What to do: Copy the data precisely, character for character, and leave out every picture.

Supplied information:
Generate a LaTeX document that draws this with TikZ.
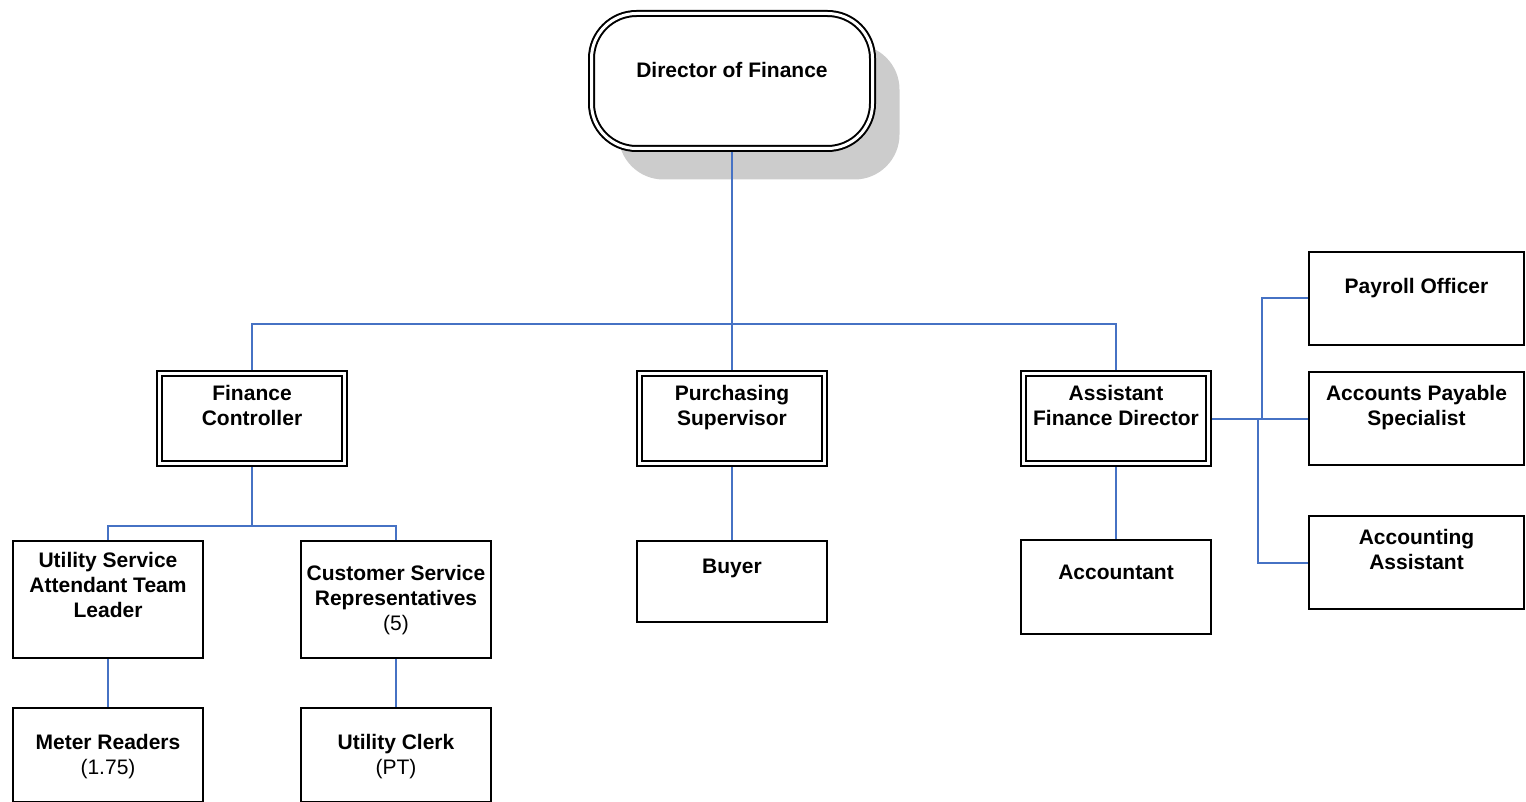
\documentclass[tikz,border=0pt]{standalone}
\usepackage{fontspec}
\setmainfont{Liberation Sans}
\usepackage{tikz}
\usetikzlibrary{positioning,shadows}
\definecolor{linkblue}{RGB}{70,114,196}

\begin{document}
\begin{tikzpicture}[x=1pt, y=-1pt, font=\fontsize{21}{25}\selectfont\bfseries,
box/.style={draw,line width=2pt,inner sep=0pt,minimum width=190pt,minimum height=94pt},
sidebox/.style={box,minimum width=215pt,minimum height=93pt},
head/.style={draw,line width=2pt,double,double distance=3pt,outer sep=3.5pt,fill=white,inner sep=0pt,minimum width=185pt,minimum height=90pt},
top/.style={head,rounded corners=45pt,minimum width=281pt,minimum height=135pt,
  drop shadow={shadow xshift=27pt,shadow yshift=-31pt,fill=black!20,opacity=1}},
txt/.style={align=center,inner sep=0pt},
link/.style={draw=linkblue,line width=2pt}]
\useasboundingbox (0,0) rectangle (1526,802);
\node[top] (dir) at (732,81) {};
\node[txt,below=52pt of dir.north] (dir-t) {Director of Finance};
\node[head] (fc) at (252,418.5) {};
\node[txt,below=15pt of fc.north] (fc-t) {Finance\\Controller};
\node[head] (ps) at (732,418.5) {};
\node[txt,below=15pt of ps.north] (ps-t) {Purchasing\\Supervisor};
\node[head] (afd) at (1116,418.5) {};
\node[txt,below=15pt of afd.north] (afd-t) {Assistant\\Finance Director};
\node[box,minimum height=117pt] (usatl) at (108,599.5) {};
\node[txt,below=12pt of usatl.north] (usatl-t) {Utility Service\\Attendant Team\\Leader};
\node[box,minimum height=117pt] (csr) at (396,599.5) {};
\node[txt,below=25pt of csr.north] (csr-t) {Customer Service\\Representatives\\{\mdseries (5)}};
\node[box] (mr) at (108,755) {};
\node[txt,below=27pt of mr.north] (mr-t) {Meter Readers\\{\mdseries (1.75)}};
\node[box] (uc) at (396,755) {};
\node[txt,below=27pt of uc.north] (uc-t) {Utility Clerk\\{\mdseries (PT)}};
\node[box,minimum height=81pt] (buyer) at (732,581.5) {};
\node[txt,below=19pt of buyer.north] (buyer-t) {Buyer};
\node[box] (acct) at (1116,587) {};
\node[txt,below=26pt of acct.north] (acct-t) {Accountant};
\node[sidebox] (po) at (1416.5,298.5) {};
\node[txt,below=27pt of po.north] (po-t) {Payroll Officer};
\node[sidebox] (aps) at (1416.5,418.5) {};
\node[txt,below=14pt of aps.north] (aps-t) {Accounts Payable\\Specialist};
\node[sidebox] (aa) at (1416.5,562.5) {};
\node[txt,below=14pt of aa.north] (aa-t) {Accounting\\Assistant};
\coordinate (top-bus) at (732,324);
\coordinate (fc-bus) at (252,526);
\coordinate (afd-j1) at (1262,418.5);
\coordinate (afd-j2) at (1258,418.5);
\draw[link] (dir.south) -- (ps.north);
\draw[link] (fc.north) |- (top-bus) -| (afd.north);
\draw[link] (fc.south) -- (fc-bus);
\draw[link] (usatl.north) |- (fc-bus) -| (csr.north);
\draw[link] (usatl) -- (mr);
\draw[link] (csr) -- (uc);
\draw[link] (ps) -- (buyer);
\draw[link] (afd) -- (acct);
\draw[link] (afd.east) -- (aps.west);
\draw[link] (afd-j1) |- (po.west);
\draw[link] (afd-j2) |- (aa.west);
\end{tikzpicture}
\end{document}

Full answer:
Generate a LaTeX document that draws this with TikZ.
\documentclass[tikz,border=0pt]{standalone}
\usepackage{fontspec}
\setmainfont{Liberation Sans}
\usepackage{tikz}
\usetikzlibrary{positioning,shadows}
\definecolor{linkblue}{RGB}{70,114,196}

\begin{document}
\begin{tikzpicture}[x=1pt, y=-1pt, font=\fontsize{21}{25}\selectfont\bfseries,
box/.style={draw,line width=2pt,inner sep=0pt,minimum width=190pt,minimum height=94pt},
sidebox/.style={box,minimum width=215pt,minimum height=93pt},
head/.style={draw,line width=2pt,double,double distance=3pt,outer sep=3.5pt,fill=white,inner sep=0pt,minimum width=185pt,minimum height=90pt},
top/.style={head,rounded corners=45pt,minimum width=281pt,minimum height=135pt,
  drop shadow={shadow xshift=27pt,shadow yshift=-31pt,fill=black!20,opacity=1}},
txt/.style={align=center,inner sep=0pt},
link/.style={draw=linkblue,line width=2pt}]
\useasboundingbox (0,0) rectangle (1526,802);
\node[top] (dir) at (732,81) {};
\node[txt,below=52pt of dir.north] (dir-t) {Director of Finance};
\node[head] (fc) at (252,418.5) {};
\node[txt,below=15pt of fc.north] (fc-t) {Finance\\Controller};
\node[head] (ps) at (732,418.5) {};
\node[txt,below=15pt of ps.north] (ps-t) {Purchasing\\Supervisor};
\node[head] (afd) at (1116,418.5) {};
\node[txt,below=15pt of afd.north] (afd-t) {Assistant\\Finance Director};
\node[box,minimum height=117pt] (usatl) at (108,599.5) {};
\node[txt,below=12pt of usatl.north] (usatl-t) {Utility Service\\Attendant Team\\Leader};
\node[box,minimum height=117pt] (csr) at (396,599.5) {};
\node[txt,below=25pt of csr.north] (csr-t) {Customer Service\\Representatives\\{\mdseries (5)}};
\node[box] (mr) at (108,755) {};
\node[txt,below=27pt of mr.north] (mr-t) {Meter Readers\\{\mdseries (1.75)}};
\node[box] (uc) at (396,755) {};
\node[txt,below=27pt of uc.north] (uc-t) {Utility Clerk\\{\mdseries (PT)}};
\node[box,minimum height=81pt] (buyer) at (732,581.5) {};
\node[txt,below=19pt of buyer.north] (buyer-t) {Buyer};
\node[box] (acct) at (1116,587) {};
\node[txt,below=26pt of acct.north] (acct-t) {Accountant};
\node[sidebox] (po) at (1416.5,298.5) {};
\node[txt,below=27pt of po.north] (po-t) {Payroll Officer};
\node[sidebox] (aps) at (1416.5,418.5) {};
\node[txt,below=14pt of aps.north] (aps-t) {Accounts Payable\\Specialist};
\node[sidebox] (aa) at (1416.5,562.5) {};
\node[txt,below=14pt of aa.north] (aa-t) {Accounting\\Assistant};
\coordinate (top-bus) at (732,324);
\coordinate (fc-bus) at (252,526);
\coordinate (afd-j1) at (1262,418.5);
\coordinate (afd-j2) at (1258,418.5);
\draw[link] (dir.south) -- (ps.north);
\draw[link] (fc.north) |- (top-bus) -| (afd.north);
\draw[link] (fc.south) -- (fc-bus);
\draw[link] (usatl.north) |- (fc-bus) -| (csr.north);
\draw[link] (usatl) -- (mr);
\draw[link] (csr) -- (uc);
\draw[link] (ps) -- (buyer);
\draw[link] (afd) -- (acct);
\draw[link] (afd.east) -- (aps.west);
\draw[link] (afd-j1) |- (po.west);
\draw[link] (afd-j2) |- (aa.west);
\end{tikzpicture}
\end{document}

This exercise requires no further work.